▶ **Dataset entries**
- - -

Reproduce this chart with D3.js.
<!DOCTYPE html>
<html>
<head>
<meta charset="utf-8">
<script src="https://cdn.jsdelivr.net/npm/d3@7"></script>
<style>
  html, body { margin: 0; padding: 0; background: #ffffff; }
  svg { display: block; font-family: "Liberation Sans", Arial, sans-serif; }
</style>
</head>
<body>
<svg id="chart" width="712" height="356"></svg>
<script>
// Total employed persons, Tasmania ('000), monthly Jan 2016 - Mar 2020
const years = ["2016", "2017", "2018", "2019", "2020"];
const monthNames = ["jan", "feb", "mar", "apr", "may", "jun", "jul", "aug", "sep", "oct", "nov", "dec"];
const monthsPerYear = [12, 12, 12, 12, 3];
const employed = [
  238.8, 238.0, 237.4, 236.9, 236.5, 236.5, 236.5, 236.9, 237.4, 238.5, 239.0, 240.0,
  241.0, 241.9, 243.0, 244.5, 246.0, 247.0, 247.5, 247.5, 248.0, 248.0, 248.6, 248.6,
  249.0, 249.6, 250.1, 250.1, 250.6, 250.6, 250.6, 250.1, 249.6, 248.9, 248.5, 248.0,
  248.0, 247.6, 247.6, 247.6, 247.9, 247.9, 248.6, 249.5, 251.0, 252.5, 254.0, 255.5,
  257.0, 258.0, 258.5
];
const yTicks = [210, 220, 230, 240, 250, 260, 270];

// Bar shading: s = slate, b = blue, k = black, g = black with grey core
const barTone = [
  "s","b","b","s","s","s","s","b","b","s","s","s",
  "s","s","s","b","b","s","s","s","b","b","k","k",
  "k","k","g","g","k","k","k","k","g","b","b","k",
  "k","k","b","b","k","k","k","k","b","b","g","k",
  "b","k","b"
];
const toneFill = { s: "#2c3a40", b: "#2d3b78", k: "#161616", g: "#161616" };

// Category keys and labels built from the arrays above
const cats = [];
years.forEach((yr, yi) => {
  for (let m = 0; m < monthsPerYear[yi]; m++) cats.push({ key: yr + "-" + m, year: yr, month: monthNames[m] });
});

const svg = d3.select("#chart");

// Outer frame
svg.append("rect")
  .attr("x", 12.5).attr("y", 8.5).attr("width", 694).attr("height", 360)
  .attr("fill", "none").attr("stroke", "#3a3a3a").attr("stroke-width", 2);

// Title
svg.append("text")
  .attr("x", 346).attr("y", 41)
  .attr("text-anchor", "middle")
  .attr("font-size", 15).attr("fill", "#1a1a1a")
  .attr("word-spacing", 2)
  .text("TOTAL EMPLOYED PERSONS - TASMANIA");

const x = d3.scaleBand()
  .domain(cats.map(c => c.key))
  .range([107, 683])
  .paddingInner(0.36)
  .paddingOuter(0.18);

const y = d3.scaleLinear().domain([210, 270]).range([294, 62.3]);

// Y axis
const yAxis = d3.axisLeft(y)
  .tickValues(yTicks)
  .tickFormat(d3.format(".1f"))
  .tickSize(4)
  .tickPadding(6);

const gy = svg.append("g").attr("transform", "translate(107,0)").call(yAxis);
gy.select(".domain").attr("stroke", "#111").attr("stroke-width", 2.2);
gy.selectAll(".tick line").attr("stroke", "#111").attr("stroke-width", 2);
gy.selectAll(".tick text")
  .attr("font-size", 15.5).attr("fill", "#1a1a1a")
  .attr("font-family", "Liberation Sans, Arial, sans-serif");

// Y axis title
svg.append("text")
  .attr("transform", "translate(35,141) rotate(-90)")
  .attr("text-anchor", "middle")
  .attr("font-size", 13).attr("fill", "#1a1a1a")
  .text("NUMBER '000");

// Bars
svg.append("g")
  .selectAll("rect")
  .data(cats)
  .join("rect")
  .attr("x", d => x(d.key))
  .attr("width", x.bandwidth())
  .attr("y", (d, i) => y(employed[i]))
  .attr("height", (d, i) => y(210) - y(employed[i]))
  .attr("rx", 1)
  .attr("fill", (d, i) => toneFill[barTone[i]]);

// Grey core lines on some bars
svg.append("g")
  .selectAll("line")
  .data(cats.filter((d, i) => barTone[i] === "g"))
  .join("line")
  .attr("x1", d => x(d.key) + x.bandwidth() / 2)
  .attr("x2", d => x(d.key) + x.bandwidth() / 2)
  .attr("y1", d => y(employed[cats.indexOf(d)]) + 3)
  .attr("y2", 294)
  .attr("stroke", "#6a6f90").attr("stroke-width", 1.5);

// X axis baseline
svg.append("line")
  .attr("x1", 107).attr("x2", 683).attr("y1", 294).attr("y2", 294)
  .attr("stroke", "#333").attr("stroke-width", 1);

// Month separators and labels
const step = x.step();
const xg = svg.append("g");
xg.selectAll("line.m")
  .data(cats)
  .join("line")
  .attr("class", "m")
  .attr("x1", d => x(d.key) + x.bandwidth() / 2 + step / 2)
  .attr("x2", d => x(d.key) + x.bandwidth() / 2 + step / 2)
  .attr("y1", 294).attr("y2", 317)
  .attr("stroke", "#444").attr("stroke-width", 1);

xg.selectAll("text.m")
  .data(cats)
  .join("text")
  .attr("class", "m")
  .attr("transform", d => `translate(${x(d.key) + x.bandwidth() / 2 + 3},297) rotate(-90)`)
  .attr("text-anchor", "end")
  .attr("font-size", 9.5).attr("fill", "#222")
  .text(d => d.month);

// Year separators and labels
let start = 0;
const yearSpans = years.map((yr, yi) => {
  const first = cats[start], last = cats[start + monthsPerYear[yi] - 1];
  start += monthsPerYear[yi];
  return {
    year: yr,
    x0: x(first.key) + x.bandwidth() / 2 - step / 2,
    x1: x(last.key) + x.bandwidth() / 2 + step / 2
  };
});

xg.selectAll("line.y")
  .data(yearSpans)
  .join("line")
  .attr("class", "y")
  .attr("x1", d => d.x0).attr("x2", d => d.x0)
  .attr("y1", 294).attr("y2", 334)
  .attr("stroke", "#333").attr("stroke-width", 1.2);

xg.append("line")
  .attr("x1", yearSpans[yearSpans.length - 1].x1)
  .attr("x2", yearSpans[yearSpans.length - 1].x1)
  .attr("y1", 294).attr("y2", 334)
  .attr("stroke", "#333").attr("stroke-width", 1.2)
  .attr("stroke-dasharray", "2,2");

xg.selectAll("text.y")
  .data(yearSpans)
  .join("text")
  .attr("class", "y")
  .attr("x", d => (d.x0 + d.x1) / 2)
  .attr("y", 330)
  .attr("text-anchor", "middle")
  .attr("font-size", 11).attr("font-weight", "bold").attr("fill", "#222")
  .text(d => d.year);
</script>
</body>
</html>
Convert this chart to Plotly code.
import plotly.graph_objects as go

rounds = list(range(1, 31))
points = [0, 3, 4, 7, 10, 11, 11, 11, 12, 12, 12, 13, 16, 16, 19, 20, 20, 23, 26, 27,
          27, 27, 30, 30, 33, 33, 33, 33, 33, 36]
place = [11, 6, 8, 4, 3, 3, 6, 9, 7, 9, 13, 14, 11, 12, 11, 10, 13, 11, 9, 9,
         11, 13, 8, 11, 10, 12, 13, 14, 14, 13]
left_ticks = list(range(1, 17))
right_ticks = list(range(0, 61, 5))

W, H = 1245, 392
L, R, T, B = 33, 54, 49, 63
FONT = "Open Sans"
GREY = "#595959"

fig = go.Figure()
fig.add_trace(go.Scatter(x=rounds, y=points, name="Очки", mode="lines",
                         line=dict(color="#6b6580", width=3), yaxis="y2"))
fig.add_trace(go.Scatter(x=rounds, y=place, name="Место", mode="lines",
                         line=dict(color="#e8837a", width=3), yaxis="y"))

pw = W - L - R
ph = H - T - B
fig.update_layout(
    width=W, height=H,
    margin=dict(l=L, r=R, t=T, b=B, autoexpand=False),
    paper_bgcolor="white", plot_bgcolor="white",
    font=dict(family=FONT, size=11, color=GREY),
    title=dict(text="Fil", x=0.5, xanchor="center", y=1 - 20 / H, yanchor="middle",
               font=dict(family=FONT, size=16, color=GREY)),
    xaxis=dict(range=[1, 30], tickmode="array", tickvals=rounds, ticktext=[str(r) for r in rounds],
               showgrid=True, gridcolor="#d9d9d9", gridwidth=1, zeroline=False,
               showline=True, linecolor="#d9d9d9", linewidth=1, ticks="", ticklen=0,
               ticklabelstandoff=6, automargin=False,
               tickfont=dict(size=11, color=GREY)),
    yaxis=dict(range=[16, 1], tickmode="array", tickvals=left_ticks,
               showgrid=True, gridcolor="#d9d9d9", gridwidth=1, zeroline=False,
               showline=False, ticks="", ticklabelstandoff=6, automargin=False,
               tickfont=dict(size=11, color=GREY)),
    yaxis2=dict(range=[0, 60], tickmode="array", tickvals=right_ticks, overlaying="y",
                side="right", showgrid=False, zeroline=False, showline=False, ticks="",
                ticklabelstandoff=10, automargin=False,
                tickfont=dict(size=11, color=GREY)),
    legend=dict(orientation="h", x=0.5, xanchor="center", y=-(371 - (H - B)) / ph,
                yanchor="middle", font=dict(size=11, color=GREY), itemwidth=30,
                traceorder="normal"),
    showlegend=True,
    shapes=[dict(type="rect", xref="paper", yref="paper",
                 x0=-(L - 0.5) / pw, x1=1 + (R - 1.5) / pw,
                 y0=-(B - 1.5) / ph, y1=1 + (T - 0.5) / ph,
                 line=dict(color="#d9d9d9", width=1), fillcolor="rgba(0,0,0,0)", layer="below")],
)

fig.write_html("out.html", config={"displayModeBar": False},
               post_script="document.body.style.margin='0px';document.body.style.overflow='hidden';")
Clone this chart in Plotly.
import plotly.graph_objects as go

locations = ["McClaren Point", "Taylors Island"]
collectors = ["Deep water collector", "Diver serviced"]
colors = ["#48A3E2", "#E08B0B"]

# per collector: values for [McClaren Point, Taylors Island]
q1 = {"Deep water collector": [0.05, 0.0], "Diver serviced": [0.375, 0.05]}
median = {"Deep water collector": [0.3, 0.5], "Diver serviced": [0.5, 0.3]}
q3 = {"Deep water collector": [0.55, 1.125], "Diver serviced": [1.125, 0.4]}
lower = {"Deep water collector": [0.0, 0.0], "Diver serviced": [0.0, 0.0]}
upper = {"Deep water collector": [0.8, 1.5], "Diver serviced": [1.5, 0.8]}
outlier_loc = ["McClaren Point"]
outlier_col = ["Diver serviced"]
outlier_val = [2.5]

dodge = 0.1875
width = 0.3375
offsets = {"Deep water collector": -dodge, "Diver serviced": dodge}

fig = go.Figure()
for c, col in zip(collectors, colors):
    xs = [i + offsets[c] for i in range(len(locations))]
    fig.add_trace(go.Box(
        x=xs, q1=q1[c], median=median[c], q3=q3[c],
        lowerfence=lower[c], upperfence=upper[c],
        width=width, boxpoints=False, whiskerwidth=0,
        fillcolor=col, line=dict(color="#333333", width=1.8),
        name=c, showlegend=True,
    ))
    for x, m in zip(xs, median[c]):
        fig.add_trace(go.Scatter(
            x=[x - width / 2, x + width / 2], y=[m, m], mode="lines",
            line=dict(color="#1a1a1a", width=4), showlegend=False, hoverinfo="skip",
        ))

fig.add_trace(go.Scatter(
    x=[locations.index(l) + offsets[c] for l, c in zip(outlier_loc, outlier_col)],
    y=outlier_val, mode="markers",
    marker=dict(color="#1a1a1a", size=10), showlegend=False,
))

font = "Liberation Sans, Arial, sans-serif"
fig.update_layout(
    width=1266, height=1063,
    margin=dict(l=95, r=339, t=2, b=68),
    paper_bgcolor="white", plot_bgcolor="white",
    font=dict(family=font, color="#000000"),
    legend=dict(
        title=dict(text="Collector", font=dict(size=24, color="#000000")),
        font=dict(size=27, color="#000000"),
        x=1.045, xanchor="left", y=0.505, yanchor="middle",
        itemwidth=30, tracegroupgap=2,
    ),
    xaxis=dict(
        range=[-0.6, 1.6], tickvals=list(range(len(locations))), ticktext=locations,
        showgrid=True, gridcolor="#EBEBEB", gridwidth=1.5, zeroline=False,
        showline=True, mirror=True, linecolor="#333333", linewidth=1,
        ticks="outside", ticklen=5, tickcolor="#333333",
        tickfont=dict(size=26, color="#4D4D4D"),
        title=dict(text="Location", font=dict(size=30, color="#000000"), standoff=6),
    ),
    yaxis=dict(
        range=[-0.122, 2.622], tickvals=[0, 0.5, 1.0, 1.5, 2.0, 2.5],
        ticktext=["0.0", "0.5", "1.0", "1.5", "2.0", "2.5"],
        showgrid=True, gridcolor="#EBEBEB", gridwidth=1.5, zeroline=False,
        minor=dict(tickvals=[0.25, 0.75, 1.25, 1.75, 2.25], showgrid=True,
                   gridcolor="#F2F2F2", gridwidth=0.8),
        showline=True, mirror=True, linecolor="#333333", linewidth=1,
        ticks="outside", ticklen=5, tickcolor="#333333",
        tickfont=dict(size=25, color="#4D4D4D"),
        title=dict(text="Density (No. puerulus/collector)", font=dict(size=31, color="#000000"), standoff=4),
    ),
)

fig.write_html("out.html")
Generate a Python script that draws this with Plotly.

- - -

▶ **What to produce**
Exactly repeat the lines from the line with "Convert this chart to Plotly code." to the line with "right_ticks = list(range(0, 61, 5))", including both, and output nothing else.

▶ **Written answer**
Convert this chart to Plotly code.
import plotly.graph_objects as go

rounds = list(range(1, 31))
points = [0, 3, 4, 7, 10, 11, 11, 11, 12, 12, 12, 13, 16, 16, 19, 20, 20, 23, 26, 27,
          27, 27, 30, 30, 33, 33, 33, 33, 33, 36]
place = [11, 6, 8, 4, 3, 3, 6, 9, 7, 9, 13, 14, 11, 12, 11, 10, 13, 11, 9, 9,
         11, 13, 8, 11, 10, 12, 13, 14, 14, 13]
left_ticks = list(range(1, 17))
right_ticks = list(range(0, 61, 5))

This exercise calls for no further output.